A high carbon tax could erode up to 60% of Asia’s total refining earnings by 2027, Wood Mackenzie said at the Global Energy Summit Focus Week.

According to Wood Mackenzie’s Emissions Benchmarking Tool, the refining industry accounts for only about 3% of global energy sector emissions, which refers to Scope 1 and 2 emissions from process operations required to convert crude oil into refined products within the refinery.

Asia – largest contributor to refinery emissions globally

Wood Mackenzie research director Sushant Gupta said: “Asia is the largest contributor to refinery emissions globally.”

“The energy transition will manifest itself in three main challenges for refiners,” Gupta said.

“Firstly, reduced market size for refined products which leads to poor refinery margins and refinery closures.”

The second challenge will be a reduction in demand for transport fuel, which accounts for more than 50% of refinery production.

“And lastly, a possibility of a high carbon tax on refining industry as part of broader decarbonisation efforts.”

“While a carbon tax might sound like a good idea, the reality is that a global uniform carbon tax or policy is unlikely, which will make it difficult for refiners to pass on the costs of carbon to its customers.
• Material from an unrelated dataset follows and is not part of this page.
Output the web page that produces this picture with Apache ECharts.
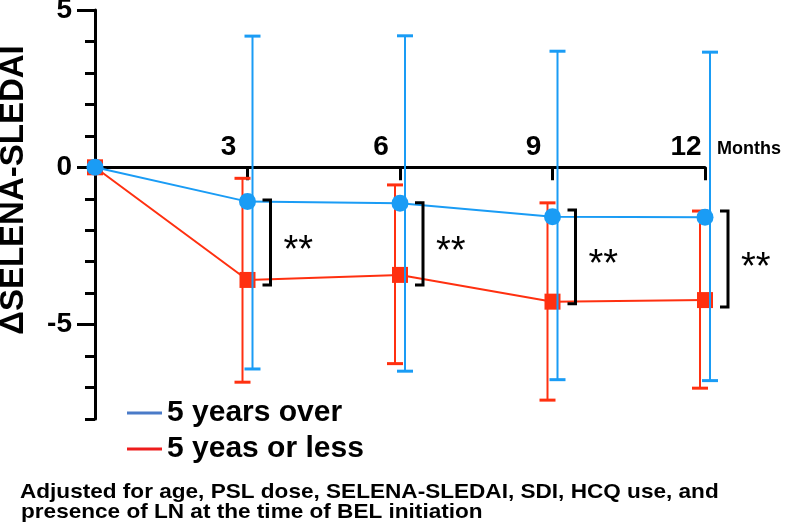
<!DOCTYPE html>
<html>
<head>
<meta charset="utf-8">
<script src="https://cdn.jsdelivr.net/npm/echarts@6/dist/echarts.min.js"></script>
<style>
  html, body { margin: 0; padding: 0; background: #fff; }
  #chart { width: 787px; height: 526px; }
</style>
</head>
<body>
<div id="chart"></div>
<script>
  // data
  const months = [0, 3, 6, 9, 12];
  const overMean = [0, -1.09, -1.14, -1.57, -1.59];
  const overLow = [null, -6.41, -6.48, -6.75, -6.78];
  const overHigh = [null, 4.17, 4.18, 3.69, 3.66];
  const lessMean = [0, -3.58, -3.42, -4.27, -4.22];
  const lessLow = [null, -6.83, -6.24, -7.40, -7.02];
  const lessHigh = [null, -0.35, -0.56, -1.13, -1.39];

  const bracketMonths = [3, 6, 9, 12];
  const bracketTop = [-1.04, -1.13, -1.36, -1.39];
  const bracketBottom = [-3.74, -3.74, -4.34, -4.44];
  const sigLabels = ["**", "**", "**", "**"];

  const xTickValues = [3, 6, 9, 12];
  const yLabelValues = [-5, 0, 5];
  const yMin = -8;
  const yMax = 5;

  const FONT = "'Liberation Sans', Arial, sans-serif";
  const BLUE = "#1a9cf5";
  const RED = "#ff3010";

  const GRID_TOP = 10;
  const GRID_BOTTOM = 107;
  const plotHeight = 526 - GRID_TOP - GRID_BOTTOM;
  // x axis sits on y = 0: shift it up from the grid bottom
  const xAxisOffset = -plotHeight * (0 - yMin) / (yMax - yMin);

  const chart = echarts.init(document.getElementById("chart"));

  const pairs = (a) => months.map((m, i) => [m, a[i]]);
  const errData = (low, high) =>
    months.map((m, i) => [m, low[i], high[i]]).filter(d => d[1] !== null);

  // error bar drawn with a small pixel shift left/right of the point
  function errorBar(shift, color) {
    return function (params, api) {
      const x = api.value(0);
      const lo = api.coord([x, api.value(1)]);
      const hi = api.coord([x, api.value(2)]);
      const cx = lo[0] + shift;
      return {
        type: "group",
        children: [
          { type: "line", shape: { x1: cx, y1: lo[1], x2: cx, y2: hi[1] }, style: { stroke: color, lineWidth: 2 } },
          { type: "line", shape: { x1: cx - 8, y1: lo[1], x2: cx + 8, y2: lo[1] }, style: { stroke: color, lineWidth: 3 } },
          { type: "line", shape: { x1: cx - 8, y1: hi[1], x2: cx + 8, y2: hi[1] }, style: { stroke: color, lineWidth: 3 } }
        ]
      };
    };
  }

  function bracket(params, api) {
    const x = api.value(0);
    const top = api.coord([x, api.value(1)]);
    const bot = api.coord([x, api.value(2)]);
    const bx = top[0] + 23;
    return {
      type: "group",
      children: [
        {
          type: "polyline",
          shape: { points: [[bx - 8, top[1]], [bx, top[1]], [bx, bot[1]], [bx - 8, bot[1]]] },
          style: { stroke: "#000", lineWidth: 3, fill: null }
        },
        {
          type: "text",
          x: bx + 13,
          y: (top[1] + bot[1]) / 2 + 9,
          style: {
            text: sigLabels[params.dataIndex],
            font: "38px " + FONT,
            fill: "#000",
            align: "left",
            verticalAlign: "middle"
          }
        }
      ]
    };
  }

  const option = {
    animation: false,
    backgroundColor: "#fff",
    grid: { left: 95, right: 82, top: GRID_TOP, bottom: GRID_BOTTOM, outerBoundsMode: "none" },
    legend: {
      orient: "vertical",
      left: 127,
      top: 398,
      padding: 0,
      itemWidth: 35,
      itemHeight: 3,
      itemGap: 6,
      icon: "rect",
      textStyle: { fontFamily: FONT, fontWeight: "bold", fontSize: 30, lineHeight: 30, color: "#000" },
      data: [
        { name: "5 years over", itemStyle: { color: "#4a7bc8" } },
        { name: "5 yeas or less", itemStyle: { color: "#ee1c1c" } }
      ]
    },
    xAxis: {
      type: "value",
      min: 0,
      max: 12,
      position: "bottom",
      offset: xAxisOffset,
      axisLine: { onZero: false, lineStyle: { color: "#000", width: 3 } },
      axisTick: { customValues: xTickValues, length: 13, lineStyle: { color: "#000", width: 3 } },
      axisLabel: {
        customValues: xTickValues,
        inside: true,
        margin: 6,
        fontFamily: FONT,
        fontWeight: "bold",
        fontSize: 28,
        color: "#000",
        align: "center",
        padding: [0, 38, 0, 0]
      },
      splitLine: { show: false },
      name: "Months",
      nameLocation: "end",
      nameGap: 12,
      nameTextStyle: {
        fontFamily: FONT,
        fontWeight: "bold",
        fontSize: 18,
        color: "#000",
        verticalAlign: "bottom",
        padding: [0, 0, 9, 0]
      }
    },
    yAxis: [
      {
        type: "value",
        min: yMin,
        max: yMax,
        interval: 1,
        axisLine: { show: true, onZero: false, lineStyle: { color: "#000", width: 3 } },
        axisTick: { show: true, length: 10, lineStyle: { color: "#000", width: 3 } },
        axisLabel: { show: false },
        splitLine: { show: false }
      },
      {
        type: "value",
        min: yMin,
        max: yMax,
        position: "left",
        axisLine: { show: false, onZero: false },
        axisTick: { show: true, customValues: yLabelValues, length: 18, lineStyle: { color: "#000", width: 3 } },
        axisLabel: {
          customValues: yLabelValues,
          margin: 23,
          fontFamily: FONT,
          fontWeight: "bold",
          fontSize: 28,
          color: "#000"
        },
        splitLine: { show: false }
      }
    ],
    graphic: [
      {
        type: "text",
        x: 14,
        y: 190,
        rotation: Math.PI / 2,
        style: {
          text: "\u0394SELENA-SLEDAI",
          font: "bold 33px " + FONT,
          fill: "#000",
          align: "center",
          verticalAlign: "middle"
        }
      },
      {
        type: "text",
        x: 20,
        y: 492,
        scaleX: 1.075,
        style: {
          text: "Adjusted for age, PSL dose, SELENA-SLEDAI, SDI, HCQ use, and",
          font: "bold 21px " + FONT,
          fill: "#000",
          align: "left",
          verticalAlign: "middle"
        }
      },
      {
        type: "text",
        x: 21,
        y: 512,
        scaleX: 1.075,
        style: {
          text: "presence of LN at the time of BEL initiation",
          font: "bold 21px " + FONT,
          fill: "#000",
          align: "left",
          verticalAlign: "middle"
        }
      }
    ],
    series: [
      {
        name: "5 yeas or less",
        type: "line",
        data: pairs(lessMean),
        symbol: "rect",
        symbolSize: 16,
        itemStyle: { color: RED },
        lineStyle: { color: RED, width: 2 },
        z: 2
      },
      {
        name: "5 yeas or less err",
        type: "custom",
        data: errData(lessLow, lessHigh),
        encode: { x: 0, y: [1, 2] },
        renderItem: errorBar(-5, RED),
        z: 3
      },
      {
        name: "5 years over err",
        type: "custom",
        data: errData(overLow, overHigh),
        encode: { x: 0, y: [1, 2] },
        renderItem: errorBar(5, BLUE),
        z: 4
      },
      {
        name: "5 years over",
        type: "line",
        data: pairs(overMean),
        symbol: "circle",
        symbolSize: 17,
        itemStyle: { color: BLUE },
        lineStyle: { color: BLUE, width: 2 },
        z: 5
      },
      {
        name: "significance",
        type: "custom",
        data: bracketMonths.map((m, i) => [m, bracketTop[i], bracketBottom[i]]),
        encode: { x: 0, y: [1, 2] },
        renderItem: bracket,
        z: 6
      }
    ]
  };

  chart.setOption(option);
</script>
</body>
</html>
The inability to pass through carbon costs could have material impact on refinery margins.”

Impact on refining margins

At US$30 per tonne (t) carbon price, Gupta said Wood Mackenzie estimates the average impact on refining margins would be US$0.55 per barrel of oil equivalent (bbl).

“This rises to US$2.10/bbl at $100/t of carbon price.”

“For 2027, we estimate that 60% of Asia’s total refinery earnings could be wiped off in a US$100/t carbon price scenario.”

Responses to decarbonising the refining sector

Some early responses in the short term to decarbonising the refining sector include process optimisation such as improving furnace efficiency, low temperature waste heat recovery and fluid catalytic cracking (FCC) unit optimisation.

The industry could also consider switching combustion fuel from fuel oil or coke to cleaner fuels such as natural gas or green hydrogen, Wood Mackenzie said.

A switch from burning fuel oil to natural gas can reduce emissions by up to 30% and a switch to cleaner feedstocks could also be an option.

Gupta said: “As every refinery is unique, there is no silver bullet. Refiners must start with identifying sources of their emissions and work out most cost-effective ways to reduce their carbon footprint.”

“There will not be a blanket solution for the refining industry but a combination of solutions to solve this complex refining decarbonisation problem.”

For deeper decarbonisation, Wood Mackenzie said refiners will have to consider low carbon technologies such as electric heating, carbon capture and storage on FCCs, hydrogen and gasifier units and biomass gasification.

They will also have to consider the use of renewable power and green hydrogen.

GEV begins HyEnergy Export feasibility study

Global energy Ventures Ltd (ASX:GEV) has started the HyEnergy Export feasibility study on Province Resources’ (ASX:PRL) HyEnergy Zero Carbon Hydrogen Project with the appointment of key consultants.

The aim of the HyExport Study is to demonstrate the technical feasibility and commercial advantages of GEV’s compressed hydrogen shipping solution, and is targeted for completion in the 2022 June quarter.

GEV managing director and CEO Mrain Carolan said: “GEV is delighted to appoint a group of leading consultants with the specialist experience to assist with the completion of the company’s first feasibility for hydrogen export using our proprietary marine supply chain.

“The HyEnergy Project is being positioned to be the first export project of green hydrogen from a greenfield site in Western Australia.”

Key consultants engaged to conduct the feasibility study include:

  • WSP – one of the world’s leading engineering professional services consulting firms in Australia and New Zealand as the project lead, responsible for the overarching technical and commercial assessment;
  • ERM – a sustainability business for environmental management with a focus on defining risks, constraints, and the path to approvals; and
  • Oropesa – a maritime consultancy for the offshore for environmental management with a focus on defining risks, constraints, and the path to approvals.

The scope of the HyExport Study will include the integration of the HyEnergy Project’s proposed green hydrogen production facility with an onshore compression facility and offshore mooring and loading system, as well as the operation of a fleet of compressed hydrogen ships for marine transport to nominated markets in the Asia Pacific region.

The basis of design will be directed by the initial findings of the HyEnergy Project’s ongoing Feasibility Study.